Karow verwies als Gegenmodell zur europäischen und amerikanischen Wirtschaftspolitik, die wie gezeigt vor allem auf einen schuldenfinanzierten privaten und staatlichen Konsum setzt, auf das Modell Chinas. Bei einer kürzlich durchgeführten Reise konnte sich Karow von den starken Anstrengungen des Reichs der Mitte wieder einmal vor Ort überzeugen, wie durch den Aufbau einer modernen Infrastruktur langfristig Wachstum und Wohlstand geschaffen wird.

Für Griechenland sieht der Referent langfristig nur die Möglichkeit durch Industrialisierung und den Aufbau eines neuen Geschäftsmodells (Beispiel Solarenergie) einen nachhaltigen Wachstumspfad einzuschlagen. Die Bemühung der Europäischen Zentralbank, die Schuldenkrise mit frischen Schulden zu lösen, lehnte der Referent kategorisch ab und verwies darauf, dass dies einem "Feuerlöschen mit Benzin" gleichkomme.

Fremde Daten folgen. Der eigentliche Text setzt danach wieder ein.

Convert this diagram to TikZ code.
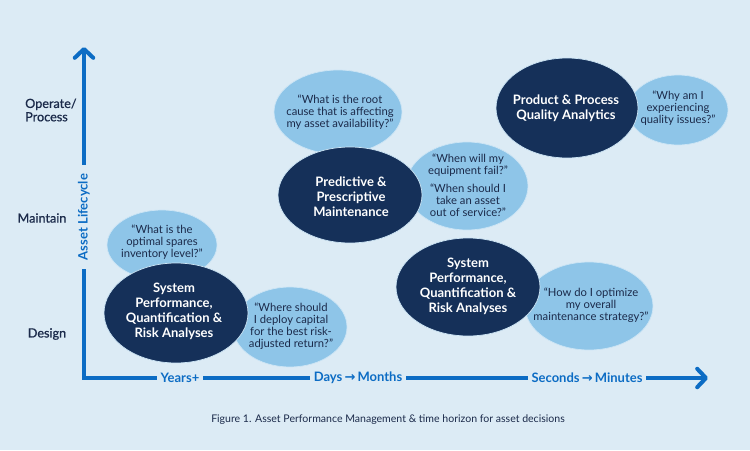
\documentclass[tikz,border=0pt]{standalone}
\usepackage{fontspec}
\setmainfont{Lato}
\newfontfamily\arrowfont{DejaVu Sans}
\newfontfamily\stagefont[FakeBold=0.7]{Lato}
\usetikzlibrary{shapes.geometric,arrows.meta}
\definecolor{bgblue}{RGB}{220,235,245}
\definecolor{navy}{RGB}{21,48,89}
\definecolor{skyblue}{RGB}{142,197,232}
\definecolor{ink}{RGB}{27,42,74}
\definecolor{axisblue}{RGB}{12,108,196}
\tikzset{
  bubble/.style={ellipse, fill=skyblue, draw=white!55!skyblue, line width=0.4pt, inner sep=0pt},
  core/.style={ellipse, fill=navy, draw=white!55!skyblue, line width=0.4pt, inner sep=0pt},
  quotetext/.style={align=center, text=ink, font=\fontsize{6.4}{6.9}\selectfont},
  coretext/.style={align=center, text=white, font=\bfseries\fontsize{7.4}{8.5}\selectfont},
  stage/.style={text=ink, font=\stagefont\fontsize{7.2}{7.6}\selectfont},
  axislabel/.style={fill=bgblue, text=axisblue, inner ysep=1pt, inner xsep=2pt, font=\bfseries\fontsize{7.4}{8}\selectfont},
  axisline/.style={draw=axisblue, line width=2.3pt, line cap=round},
}
\newcommand{\toarrow}{{\arrowfont\,→\,}}
\begin{document}
\begin{tikzpicture}[x=0.02cm, y=-0.02cm]
  \fill[bgblue] (0,0) rectangle (750,450);
  \useasboundingbox (0,0) rectangle (750,450);
  % Axes
  \coordinate (top) at (84,47);
  \coordinate (origin) at (84,378);
  \coordinate (right) at (708,378);
  \draw[axisline, {Straight Barb[round, length=5pt, width=10.5pt]}-{Straight Barb[round, length=5pt, width=10.5pt]}] (top) -- (origin) -- (right);
  \node (lifecycle) [axislabel, rotate=90, inner xsep=5pt, fill=bgblue] at (84,217) {Asset Lifecycle};
  \node (years) [axislabel] at (180,378) {Years+};
  \node (days) [axislabel] at (358,378) {Days\toarrow Months};
  \node (seconds) [axislabel] at (587,378) {Seconds\toarrow Minutes};
  % Stages
  \node (operate) [stage, align=left, anchor=west] at (19,110) {Operate/\\Process};
  \node (maintain) [stage] at (42,218) {Maintain};
  \node (design) [stage] at (47,334) {Design};
  % Questions
  \node (spares) [bubble, minimum width=2.2cm, minimum height=1.4cm] at (162,245) {};
  \node (capital) [bubble, minimum width=2.28cm, minimum height=1.6cm] at (290,327) {};
  \node (rootcause) [bubble, minimum width=2.56cm, minimum height=1.68cm] at (338,112) {};
  \node (failure) [bubble, minimum width=2.44cm, minimum height=1.76cm] at (467,186) {};
  \node (quality) [bubble, minimum width=2.0cm, minimum height=1.4cm] at (678,110) {};
  \node (strategy) [bubble, minimum width=2.56cm, minimum height=1.76cm] at (589,306) {};
  \node (sparest) [quotetext] at (162,242) {“What is the\\optimal spares\\inventory level?”};
  \node (capitalt) [quotetext] at (291,326) {“Where should\\I deploy capital\\for the best risk-\\adjusted return?”};
  \node (rootcauset) [quotetext] at (340,112) {“What is the root\\cause that is affecting\\my asset availability?”};
  \node (failuret) [quotetext] at (468,185) {“When will my\\equipment fail?”\\[3.4pt]“When should I\\take an asset\\out of service?”};
  \node (qualityt) [quotetext] at (678,108) {“Why am I\\experiencing\\quality issues?”};
  \node (strategyt) [quotetext] at (591,305) {“How do I optimize\\my overall\\maintenance strategy?”};
  % Capabilities
  \node (riskdesign) [core, minimum width=2.88cm, minimum height=2.0cm] at (176,313) {};
  \node (predictive) [core, minimum width=2.88cm, minimum height=1.92cm] at (350,195) {};
  \node (product) [core, minimum width=2.84cm, minimum height=2.0cm] at (567,108) {};
  \node (riskops) [core, minimum width=2.88cm, minimum height=1.96cm] at (468,287) {};
  \node (riskdesignt) [coretext] at (174,311) {System\\Performance,\\Quantification \&\\Risk Analyses};
  \node (predictivet) [coretext] at (351,197) {Predictive \&\\Prescriptive\\Maintenance};
  \node (productt) [coretext] at (566,108) {Product \& Process\\Quality Analytics};
  \node (riskopst) [coretext] at (468,286) {System\\Performance,\\Quantification \&\\Risk Analyses};
  % Caption
  \node (caption) [text=ink, font=\fontsize{6}{7}\selectfont] at (388,420) {Figure 1. Asset Performance Management \& time horizon for asset decisions};
\end{tikzpicture}
\end{document}
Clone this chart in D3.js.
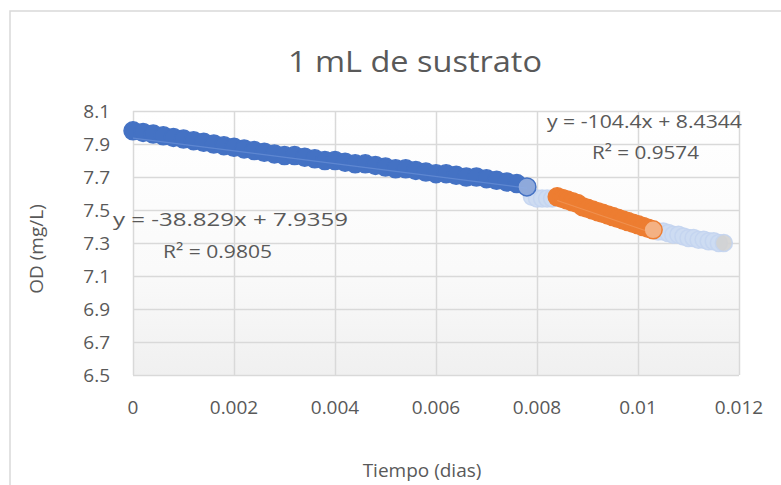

Nachdem dieser schuldenfinanzierte Wachstumszyklus jäh zu Ende gegangen ist, müssen die Schäden beseitigt werden. "Es wird sehr teuer für uns alle", so Karow. Neben den Möglichkeiten der Schuldenzurückzahlung durch Sparen ("unwahrscheinlich") und einem harten Schuldenschnitt ("Dann haben wir Bürgerkrieg") sieht Karow den einzigen Ausweg in einer sog. "finanziellen Repression". Dabei entschuldet der Staat sich auf Kosten der Bürger durch negative Realzinsen und dem Schließen von finanziellen Ausweichmöglichkeiten. Sparer werden so schleichend enteignet, gleichzeitig schmelzen aber die Staatsschulden ab.

In der anschließenden Fragerunde ging der Referent noch mal auf das grundsätzliche Projekt Euro ein." Es war von Beginn an ein politisches Projekt, welches jeglicher ökonomischer Vernunft widersprach. Sie können so verschiedene Länder nicht unter einer Zentralwährung vereinen".

Mut macht Karow der Ausspruch von Eugen von Böhm-Bawerk, einem Ökonomen der Österreichischen Schule der Ökonomie: "Politischer Wille vermag das ökonomische Gesetz niemals (dauerhaft) außer Kraft zu setzen".